Is the Cost Really Worth It?

I won't lie to you—powder coating isn't the cheapest option upfront. Between the media blasting, the prep, and the coating itself, you're looking at a decent chunk of change. However, you have to look at the long-term math.

Think about the time it takes to strip a frame by hand, prime it, paint it, and then touch it up every couple of years. Then compare that to doing it once and never touching it again for twenty years. For most of us, our time is worth a lot. When you factor in the cost of high-quality automotive paint and the labor involved, the price gap for chassis powder coating starts to shrink pretty fast. It's an investment in the "bones" of your project.

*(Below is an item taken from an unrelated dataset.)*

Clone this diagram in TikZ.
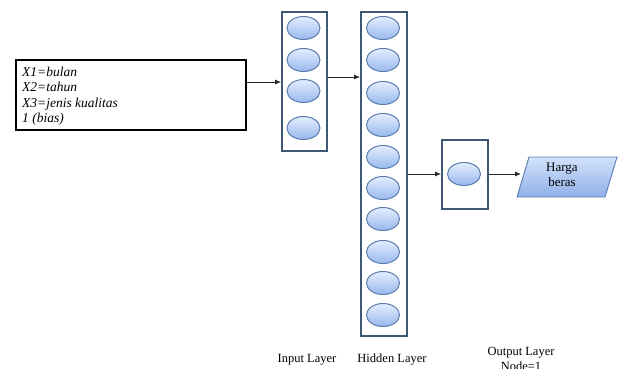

Caring for Your Coated Chassis

Once you get your frame back and the car is back on the road, maintenance is pretty easy. You don't need fancy waxes or special chemicals. Usually, a simple wash with soap and water is enough to keep it looking new.

The only thing to watch out for is harsh chemicals like brake fluid. While powder is way more resistant to chemicals than spray paint, brake fluid is still pretty nasty and can dull the finish if it sits there for a long time. If you're working on your brake lines and spill some, just wipe it off and hit it with some soapy water right away. Also, if you do manage to gouge the coating—maybe you slipped with a floor jack—don't panic. You can get color-matched touch-up pens to seal the metal back up.

Wrapping Things Up

At the end of the day, your chassis is the foundation of your entire vehicle. It's the part that takes the most abuse from the road, the weather, and the debris. Giving it the best protection possible just makes sense.

Chassis powder coating isn't just about making things look pretty (though it definitely does that); it's about peace of mind. Knowing that your frame isn't slowly rotting away underneath you lets you enjoy the drive a whole lot more. Whether you're doing a frame-off restoration or just want to freshen up a weekend warrior, it's a step that pays dividends every time you crawl under the car and see that clean, durable finish still holding strong.